___ AVAILABLE DATA

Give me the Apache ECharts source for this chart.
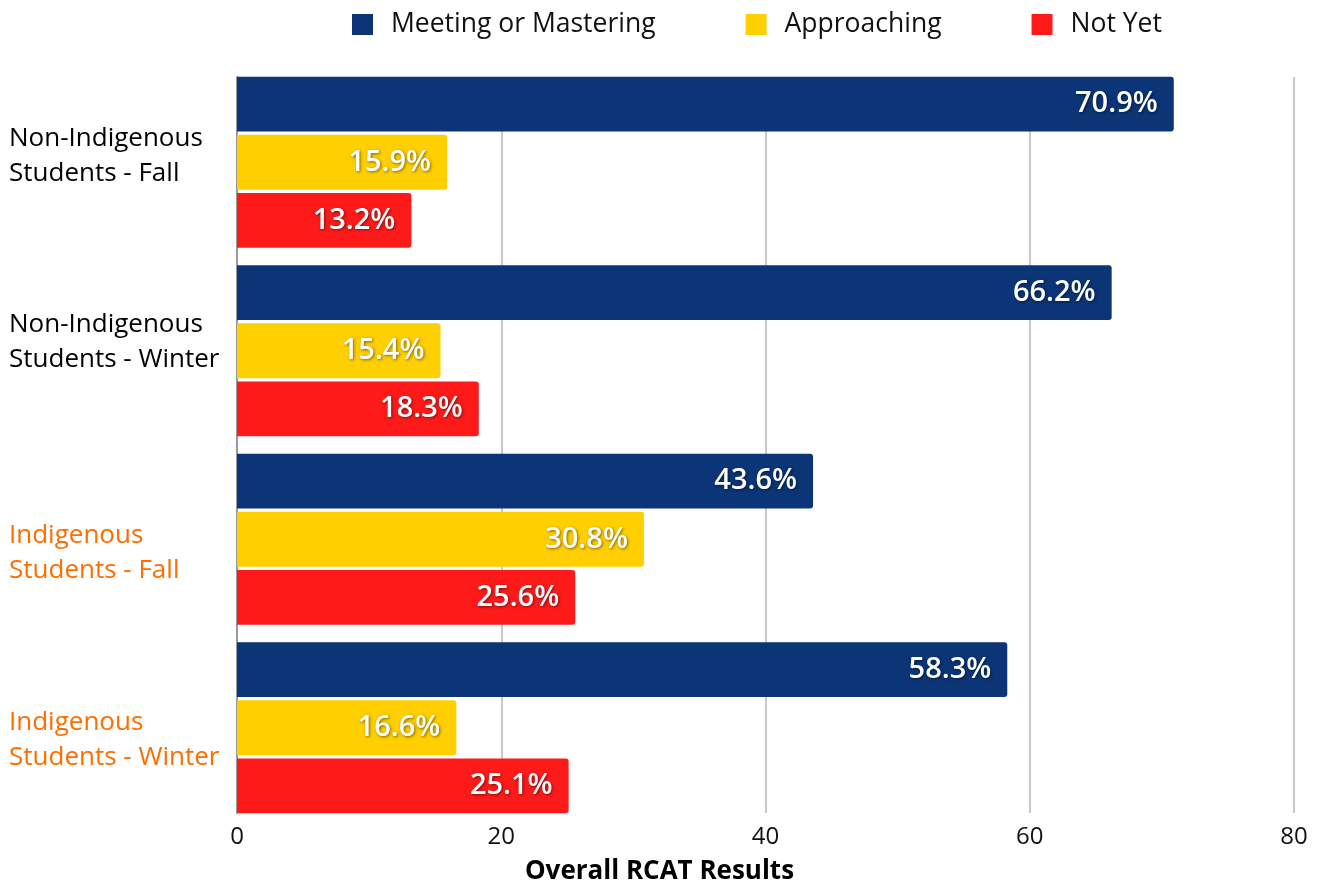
<!DOCTYPE html>
<html>
<head>
<meta charset="utf-8">
<script src="https://cdn.jsdelivr.net/npm/echarts@6/dist/echarts.min.js"></script>
<style>
	html, body {margin: 0; padding: 0; background: #fff;}
	#main {width: 1319px; height: 886px;}
</style>
</head>
<body>
<div id="main"></div>
<script>
	var categories = ['Non-Indigenous\nStudents - Fall', 'Non-Indigenous\nStudents - Winter', 'Indigenous\nStudents - Fall', 'Indigenous\nStudents - Winter'];
	var labelColors = ['#000000', '#000000', '#ff6d01', '#ff6d01'];
	var seriesNames = ['Meeting or Mastering', 'Approaching', 'Not Yet'];
	var meeting = [70.9, 66.2, 43.6, 58.3];
	var approaching = [15.9, 15.4, 30.8, 16.6];
	var notYet = [13.2, 18.3, 25.6, 25.1];
	var xTicks = [0, 20, 40, 60, 80];

	var font = '"Open Sans", "Noto Sans", sans-serif';
	var colors = ['#0b3577', '#ffcf00', '#ff1a1a'];
	// label nudges: spacer line above (+) or below (-) the two text lines
	var labelNudge = [-12, -18, 28, 24];

	function barSeries(name, data, color) {
		return {
			name: name,
			type: 'bar',
			data: data,
			xAxisIndex: 0,
			yAxisIndex: 0,
			barGap: '6%',
			barCategoryGap: '9.3%',
			itemStyle: {color: color, borderRadius: [0, 3, 3, 0]},
			label: {
				show: true,
				position: 'insideRight',
				distance: 16,
				formatter: function (p) { return p.value.toFixed(1) + '%'; },
				color: '#fff',
				fontFamily: font,
				fontWeight: 600,
				fontSize: 29,
				textShadowColor: 'rgba(0,0,0,0.5)',
				textShadowBlur: 3,
				textShadowOffsetX: 1,
				textShadowOffsetY: 1
			}
		};
	}

	var rich = {t: {fontSize: 26, lineHeight: 35, fontFamily: font}};
	labelNudge.forEach(function (n, i) {
		rich['s' + i] = {lineHeight: Math.abs(n), fontSize: 1};
	});

	var myChart = echarts.init(document.getElementById('main'));
	var option = {
		animation: false,
		textStyle: {fontFamily: font},
		legend: {
			data: seriesNames,
			top: 6,
			left: 347,
			itemWidth: 21,
			itemHeight: 21,
			itemGap: 90,
			icon: 'rect',
			textStyle: {fontSize: 26.5, color: '#111', padding: [0, 0, 0, 13], fontFamily: font}
		},
		title: {
			text: 'Overall RCAT Results',
			left: 'center',
			top: 854,
			textStyle: {fontSize: 26, fontWeight: 'bold', color: '#000', fontFamily: font}
		},
		// grid 0 holds the bars, grid 1 only draws the visible axes and gridlines
		grid: [
			{left: 237, right: 25, top: 68, bottom: 64},
			{left: 237, right: 25, top: 77, bottom: 73}
		],
		xAxis: [{
			gridIndex: 0,
			type: 'value',
			min: xTicks[0],
			max: xTicks[xTicks.length - 1],
			interval: 20,
			show: false
		}, {
			gridIndex: 1,
			type: 'value',
			min: xTicks[0],
			max: xTicks[xTicks.length - 1],
			interval: 20,
			axisLine: {show: false},
			axisTick: {show: false},
			splitLine: {lineStyle: {color: '#c8c8c8', width: 2}},
			axisLabel: {fontSize: 24, color: '#111', margin: 12, fontFamily: font}
		}],
		yAxis: [{
			gridIndex: 0,
			type: 'category',
			data: categories,
			inverse: true,
			axisTick: {show: false},
			axisLine: {show: false},
			axisLabel: {
				align: 'left',
				margin: 228,
				fontSize: 26,
				lineHeight: 35,
				fontFamily: font,
				color: function (value, index) { return labelColors[index]; },
				formatter: function (value, index) {
					var lines = value.split('\n').map(function (s) { return '{t|' + s + '}'; });
					var spacer = '{s' + index + '| }';
					if (labelNudge[index] > 0) lines.unshift(spacer);
					else lines.push(spacer);
					return lines.join('\n');
				},
				rich: rich
			}
		}, {
			gridIndex: 1,
			type: 'category',
			data: categories,
			inverse: true,
			axisTick: {show: false},
			axisLabel: {show: false},
			axisLine: {lineStyle: {color: '#999', width: 2}}
		}],
		series: [
			barSeries(seriesNames[0], meeting, colors[0]),
			barSeries(seriesNames[1], approaching, colors[1]),
			barSeries(seriesNames[2], notYet, colors[2])
		]
	};
	myChart.setOption(option);
</script>
</body>
</html>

______

Begin at the first line of the material and copy each line exactly through the one containing "var xTicks = [0, 20, 40, 60, 80];". Omit pictures.

Give me the Apache ECharts source for this chart.
<!DOCTYPE html>
<html>
<head>
<meta charset="utf-8">
<script src="https://cdn.jsdelivr.net/npm/echarts@6/dist/echarts.min.js"></script>
<style>
	html, body {margin: 0; padding: 0; background: #fff;}
	#main {width: 1319px; height: 886px;}
</style>
</head>
<body>
<div id="main"></div>
<script>
	var categories = ['Non-Indigenous\nStudents - Fall', 'Non-Indigenous\nStudents - Winter', 'Indigenous\nStudents - Fall', 'Indigenous\nStudents - Winter'];
	var labelColors = ['#000000', '#000000', '#ff6d01', '#ff6d01'];
	var seriesNames = ['Meeting or Mastering', 'Approaching', 'Not Yet'];
	var meeting = [70.9, 66.2, 43.6, 58.3];
	var approaching = [15.9, 15.4, 30.8, 16.6];
	var notYet = [13.2, 18.3, 25.6, 25.1];
	var xTicks = [0, 20, 40, 60, 80];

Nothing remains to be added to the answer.